>>>

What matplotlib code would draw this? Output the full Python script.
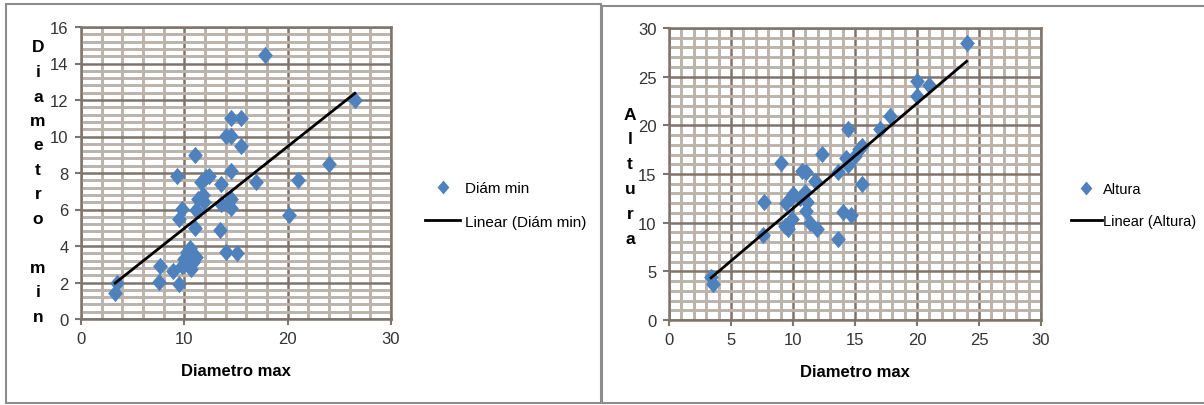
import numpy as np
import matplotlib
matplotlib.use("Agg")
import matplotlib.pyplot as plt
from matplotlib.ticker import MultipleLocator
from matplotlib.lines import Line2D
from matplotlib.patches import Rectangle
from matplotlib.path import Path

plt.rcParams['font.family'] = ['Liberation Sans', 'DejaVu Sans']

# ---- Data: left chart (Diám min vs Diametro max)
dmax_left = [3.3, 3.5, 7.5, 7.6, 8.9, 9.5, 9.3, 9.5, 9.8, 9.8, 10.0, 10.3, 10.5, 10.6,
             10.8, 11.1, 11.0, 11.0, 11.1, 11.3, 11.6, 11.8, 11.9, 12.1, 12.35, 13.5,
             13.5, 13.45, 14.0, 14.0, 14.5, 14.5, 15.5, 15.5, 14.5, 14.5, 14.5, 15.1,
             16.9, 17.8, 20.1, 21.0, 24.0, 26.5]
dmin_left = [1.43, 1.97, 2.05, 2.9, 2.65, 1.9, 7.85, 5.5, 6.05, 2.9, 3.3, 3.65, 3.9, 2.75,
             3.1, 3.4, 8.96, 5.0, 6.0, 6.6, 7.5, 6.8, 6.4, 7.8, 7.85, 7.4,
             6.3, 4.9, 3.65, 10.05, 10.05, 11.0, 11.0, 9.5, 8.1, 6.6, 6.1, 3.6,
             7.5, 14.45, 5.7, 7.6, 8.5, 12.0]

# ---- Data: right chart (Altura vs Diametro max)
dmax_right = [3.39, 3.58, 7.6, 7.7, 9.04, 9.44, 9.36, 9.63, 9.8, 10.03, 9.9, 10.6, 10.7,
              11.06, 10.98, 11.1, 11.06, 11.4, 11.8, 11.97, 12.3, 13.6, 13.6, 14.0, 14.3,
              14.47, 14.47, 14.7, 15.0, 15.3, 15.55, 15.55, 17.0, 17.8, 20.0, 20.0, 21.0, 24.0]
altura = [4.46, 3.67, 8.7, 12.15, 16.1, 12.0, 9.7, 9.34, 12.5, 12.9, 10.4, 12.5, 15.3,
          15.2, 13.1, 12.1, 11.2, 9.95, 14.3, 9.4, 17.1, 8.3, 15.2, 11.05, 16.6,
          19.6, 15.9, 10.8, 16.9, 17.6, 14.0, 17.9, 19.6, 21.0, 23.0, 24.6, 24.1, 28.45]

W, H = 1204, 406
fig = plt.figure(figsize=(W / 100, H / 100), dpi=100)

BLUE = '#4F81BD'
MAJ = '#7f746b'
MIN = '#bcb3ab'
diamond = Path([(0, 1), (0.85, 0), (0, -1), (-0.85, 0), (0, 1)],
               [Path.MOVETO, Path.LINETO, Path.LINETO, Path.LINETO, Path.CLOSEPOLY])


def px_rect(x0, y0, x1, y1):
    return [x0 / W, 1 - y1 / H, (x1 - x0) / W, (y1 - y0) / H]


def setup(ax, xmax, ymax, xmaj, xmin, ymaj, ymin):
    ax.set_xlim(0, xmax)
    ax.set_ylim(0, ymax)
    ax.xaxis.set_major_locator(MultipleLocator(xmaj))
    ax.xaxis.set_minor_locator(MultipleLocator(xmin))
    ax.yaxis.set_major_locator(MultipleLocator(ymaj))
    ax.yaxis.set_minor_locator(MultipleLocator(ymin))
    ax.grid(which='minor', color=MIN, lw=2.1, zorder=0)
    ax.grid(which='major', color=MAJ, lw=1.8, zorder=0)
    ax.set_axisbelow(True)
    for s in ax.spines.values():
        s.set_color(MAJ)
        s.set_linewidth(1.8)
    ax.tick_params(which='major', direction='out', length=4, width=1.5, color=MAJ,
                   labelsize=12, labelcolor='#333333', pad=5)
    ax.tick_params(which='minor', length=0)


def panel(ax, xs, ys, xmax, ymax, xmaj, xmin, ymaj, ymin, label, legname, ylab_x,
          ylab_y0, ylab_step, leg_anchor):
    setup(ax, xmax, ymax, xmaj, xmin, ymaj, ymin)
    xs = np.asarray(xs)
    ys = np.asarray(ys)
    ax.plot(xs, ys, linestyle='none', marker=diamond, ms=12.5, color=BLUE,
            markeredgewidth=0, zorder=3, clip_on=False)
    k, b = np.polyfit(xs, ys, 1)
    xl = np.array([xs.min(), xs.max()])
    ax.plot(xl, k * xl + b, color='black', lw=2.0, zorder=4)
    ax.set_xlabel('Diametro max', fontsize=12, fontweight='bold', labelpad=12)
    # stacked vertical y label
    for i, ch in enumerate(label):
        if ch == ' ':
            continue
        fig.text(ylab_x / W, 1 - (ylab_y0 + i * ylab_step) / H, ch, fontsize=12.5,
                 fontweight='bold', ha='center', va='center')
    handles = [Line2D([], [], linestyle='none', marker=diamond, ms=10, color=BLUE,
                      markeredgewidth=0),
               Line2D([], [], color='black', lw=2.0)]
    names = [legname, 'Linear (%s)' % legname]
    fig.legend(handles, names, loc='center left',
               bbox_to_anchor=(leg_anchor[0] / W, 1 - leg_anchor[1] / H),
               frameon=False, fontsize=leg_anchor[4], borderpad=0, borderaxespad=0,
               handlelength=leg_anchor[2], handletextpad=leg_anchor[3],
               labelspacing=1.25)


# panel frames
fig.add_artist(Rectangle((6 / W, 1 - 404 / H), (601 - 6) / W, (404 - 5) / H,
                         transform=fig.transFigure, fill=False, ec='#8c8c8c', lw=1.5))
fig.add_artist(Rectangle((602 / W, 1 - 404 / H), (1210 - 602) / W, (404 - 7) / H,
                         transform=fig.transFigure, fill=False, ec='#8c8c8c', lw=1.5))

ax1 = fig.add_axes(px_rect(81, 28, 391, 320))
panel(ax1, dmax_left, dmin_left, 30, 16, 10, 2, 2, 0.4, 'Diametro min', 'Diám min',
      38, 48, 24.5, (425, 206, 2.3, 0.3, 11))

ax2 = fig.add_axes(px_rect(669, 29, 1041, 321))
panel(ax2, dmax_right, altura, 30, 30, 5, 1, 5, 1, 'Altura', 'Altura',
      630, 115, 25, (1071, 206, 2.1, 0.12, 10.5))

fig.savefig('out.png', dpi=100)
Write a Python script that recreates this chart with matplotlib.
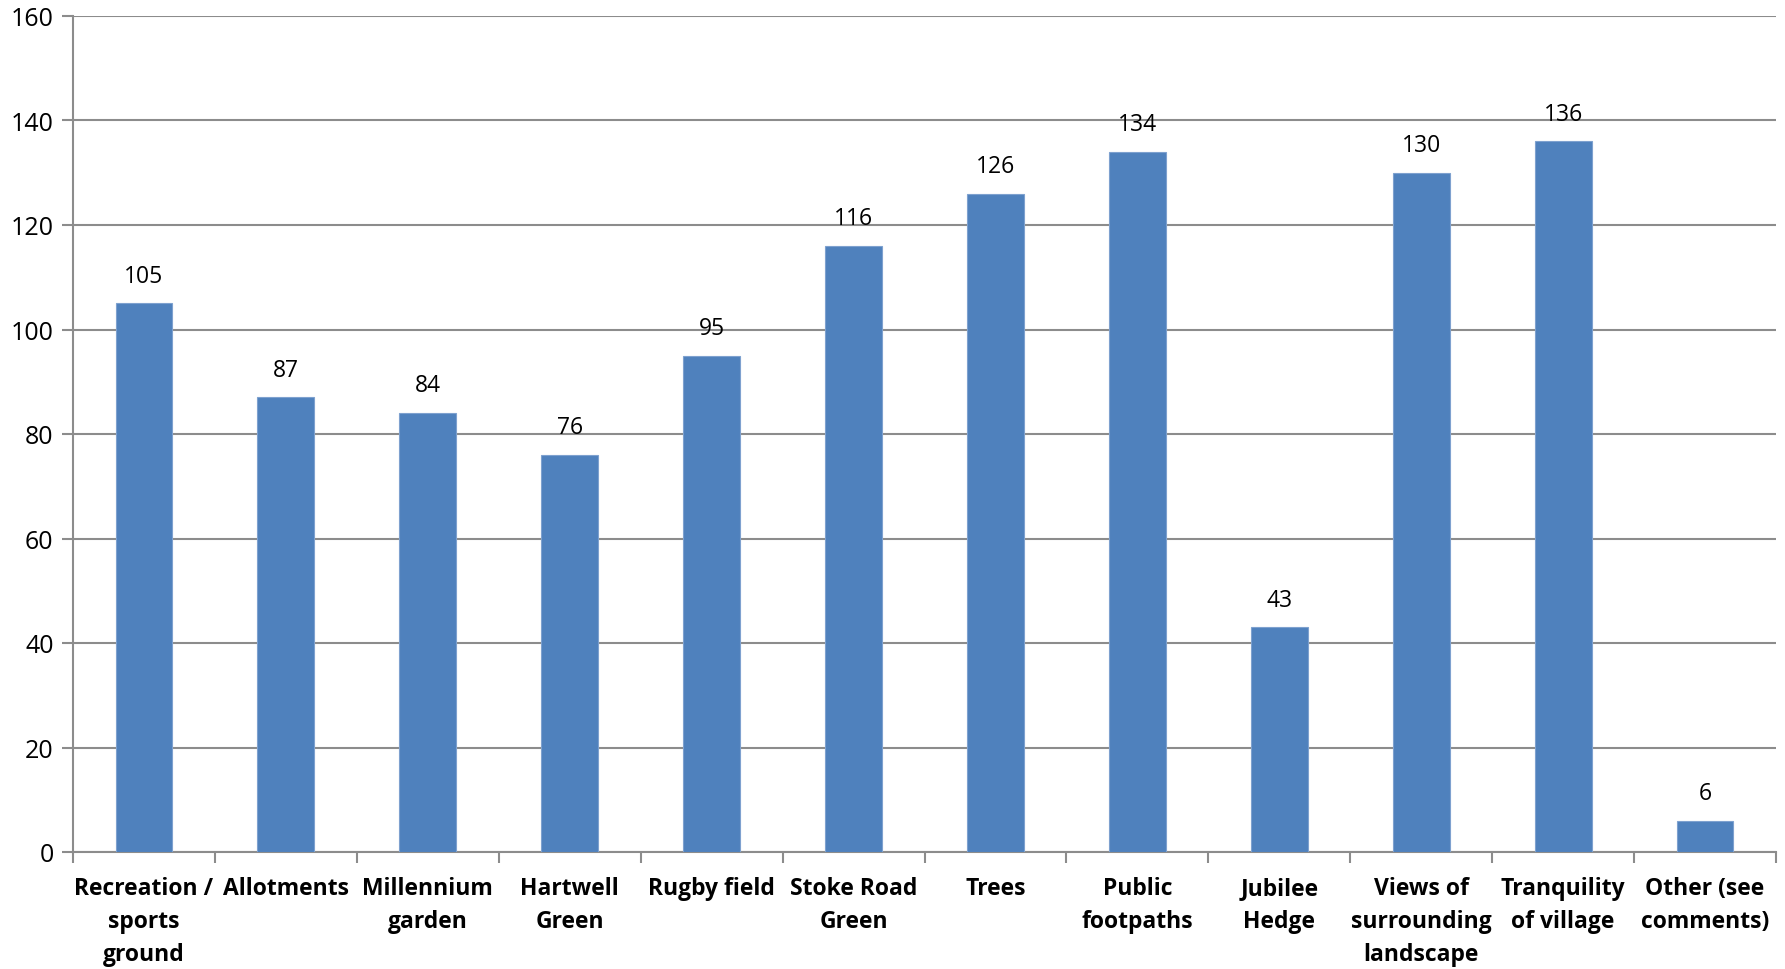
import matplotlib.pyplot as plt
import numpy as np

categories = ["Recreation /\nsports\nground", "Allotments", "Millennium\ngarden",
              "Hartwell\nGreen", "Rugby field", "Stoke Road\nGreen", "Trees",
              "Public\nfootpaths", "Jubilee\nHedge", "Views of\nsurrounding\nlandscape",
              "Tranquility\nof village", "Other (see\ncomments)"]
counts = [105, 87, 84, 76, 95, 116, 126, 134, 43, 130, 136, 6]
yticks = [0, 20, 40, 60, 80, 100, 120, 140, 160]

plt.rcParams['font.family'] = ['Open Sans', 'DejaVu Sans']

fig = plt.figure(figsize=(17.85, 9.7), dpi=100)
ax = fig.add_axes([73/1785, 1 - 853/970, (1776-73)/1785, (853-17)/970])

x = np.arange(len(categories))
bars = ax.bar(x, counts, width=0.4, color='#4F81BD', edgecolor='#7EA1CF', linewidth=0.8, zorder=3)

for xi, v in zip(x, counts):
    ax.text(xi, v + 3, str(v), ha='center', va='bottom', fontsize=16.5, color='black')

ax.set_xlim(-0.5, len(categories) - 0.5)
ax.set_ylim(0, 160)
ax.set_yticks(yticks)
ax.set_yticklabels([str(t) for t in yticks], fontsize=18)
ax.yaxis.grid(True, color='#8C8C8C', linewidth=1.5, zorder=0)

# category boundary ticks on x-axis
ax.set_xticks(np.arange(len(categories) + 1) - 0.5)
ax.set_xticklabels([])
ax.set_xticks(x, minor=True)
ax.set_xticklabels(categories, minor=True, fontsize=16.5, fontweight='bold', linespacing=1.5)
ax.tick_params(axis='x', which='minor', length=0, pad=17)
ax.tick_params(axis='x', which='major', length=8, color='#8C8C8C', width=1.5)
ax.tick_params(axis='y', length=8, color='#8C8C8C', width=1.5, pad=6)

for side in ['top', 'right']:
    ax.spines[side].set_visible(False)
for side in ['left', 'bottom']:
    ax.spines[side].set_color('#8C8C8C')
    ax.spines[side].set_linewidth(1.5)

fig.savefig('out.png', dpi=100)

<<<

Take the records from their first line through the line containing "7.5, 14.45, 5.7, 7.6, 8.5, 12.0]" and please return exactly those lines, both ends included, minus the pictures.

What matplotlib code would draw this? Output the full Python script.
import numpy as np
import matplotlib
matplotlib.use("Agg")
import matplotlib.pyplot as plt
from matplotlib.ticker import MultipleLocator
from matplotlib.lines import Line2D
from matplotlib.patches import Rectangle
from matplotlib.path import Path

plt.rcParams['font.family'] = ['Liberation Sans', 'DejaVu Sans']

# ---- Data: left chart (Diám min vs Diametro max)
dmax_left = [3.3, 3.5, 7.5, 7.6, 8.9, 9.5, 9.3, 9.5, 9.8, 9.8, 10.0, 10.3, 10.5, 10.6,
             10.8, 11.1, 11.0, 11.0, 11.1, 11.3, 11.6, 11.8, 11.9, 12.1, 12.35, 13.5,
             13.5, 13.45, 14.0, 14.0, 14.5, 14.5, 15.5, 15.5, 14.5, 14.5, 14.5, 15.1,
             16.9, 17.8, 20.1, 21.0, 24.0, 26.5]
dmin_left = [1.43, 1.97, 2.05, 2.9, 2.65, 1.9, 7.85, 5.5, 6.05, 2.9, 3.3, 3.65, 3.9, 2.75,
             3.1, 3.4, 8.96, 5.0, 6.0, 6.6, 7.5, 6.8, 6.4, 7.8, 7.85, 7.4,
             6.3, 4.9, 3.65, 10.05, 10.05, 11.0, 11.0, 9.5, 8.1, 6.6, 6.1, 3.6,
             7.5, 14.45, 5.7, 7.6, 8.5, 12.0]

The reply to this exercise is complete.